Il est haï des autres dieux, en particulier Zeus, lequel lui déclare dans l'Iliade :

 

« Je te hais plus qu'aucun des dieux qui vivent sur l'Olympe

Car tu ne rêves que discordes, guerres et combats. »

Héra, sa mère, ne l'apprécie guère plus, dépitée qu'elle est de le voir prendre parti pour les Troyens pendant la guerre de Troie. Elle déclare pareillement à son sujet :

 

« Zeus Père, n'es-tu pas outré des sévices d'Arès ?

Combien de braves Achéens n'a-t-il pas fait périr

à tort et à travers ! J'en suis navrée, et cependant

Aphrodite et Apollon à l'arc d'argent sont tout heureux

d'avoir lâché ce fou qui ne connaît aucune loi. »

Botticelli Sandro (Italie, 1444 -1510)

Botticelli Sandro (Italie, 1444 -1510)

Leur union donnera naissance à Harmonie, Déimos, Phobos et Éros.
La beauté est conséquence d’harmonie. Harmonie fille d’Aphrodite implique que la beauté est autre chose qu’harmonie. La beauté est un principe composite nous dit Pic de la Mirandole.
Le discours de Pausanias dans le Banquet fait de l’Aphrodite Uranienne une divinité étrangère à l’élément féminin. La Vénus céleste est née du ciel, c’est-à-dire qu’elle est née de la castration du ciel, dans le remous impur du sang, du sperme et le de l’écume mêlée.
Mêlée, voilà l’origine du monde et sa membrure est faite de force contradictoire.
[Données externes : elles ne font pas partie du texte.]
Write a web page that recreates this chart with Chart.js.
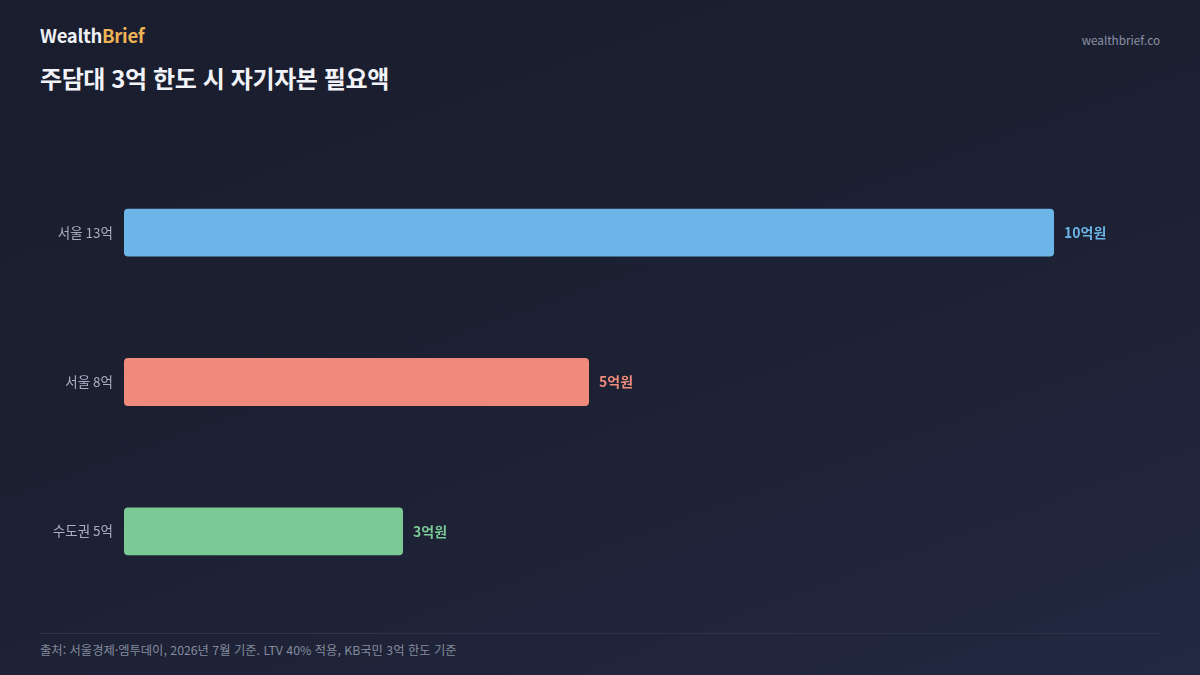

Reprenant là le jeu dialectique platonicien du même et de l’autre, ou de la Guerre d’Héraclite.
Il n’y a point de beauté dans une nature simple. Vénus aime Mars. La beauté nommée Vénus ne peut exister sans cette contradiction.
Harmonie est le lien entre Concordia et Discordia. Eris est la sœur d’Arès Beauté est un principe composite. Chaque fois que plusieurs choses diverses concourent à en constituer une troisième, laquelle est née justement du mélange, on peut la nommer harmonie. La composition présuppose cependant la multiplicité que l’on ne saurait trouver dans l’être pur, mais seulement dans le chaotique univers changeant.
Mais il n’y a pas d’univers chez les grecs. Il y a passage de Chaos à Cosmos. Il y a « cosmétisation » du chaos. La castration d’Uranus transmet à la matière informe, l’eau, la semence des formes idéales.
« Puisque les idées n’auront pont en elles-mêmes de variété, ni de diversité, si elle ne se mêlaient à la nature informe et comme à défaut de variée il n’est point de beauté, il s’en suit que Vénus n’aurait pas pu naître si les testicules  d’Uranus n’avait point chu dans les eux de la mer »
La création est ainsi conçue come une mort cosmogonique. Cette sorte de mort catastrophique productrice de beauté est aussi douloureuse pour le ciel que le fut également l’égorgement de Marsyas, version humaniste du précepte socratique du « connais toi, toi-même ».
Pas de beauté céleste sans castration du ciel, pas de connaissance de soi sans l’horreur de l’égorgé d’Apollon : « Pourquoi m’arraches-tu à moi même ? »

N’est ce pas Aphrodite qui, jalouse de la chevelure et de la beauté de Méduse, la mortelle Gorgone change ses cheveux en serpents. Sœur des Grées, les sœurs grises, les Gorgones filles de Phorcys et de Céto, sont belles. Méduse fut séduite par Poséidon puis violée dans le temple d’Athéna. Punie désormais son regard pétrifie tous ceux qui le croisent. Persée la décapite. De son sang jaillissent ses deux fils, Chrysaor, et le cheval ailé Pégase. Première naissance par césarienne.
La beauté est cet étrange passage entre la destruction et la construction du monde.

café philo du 13 mai 2009 au St René.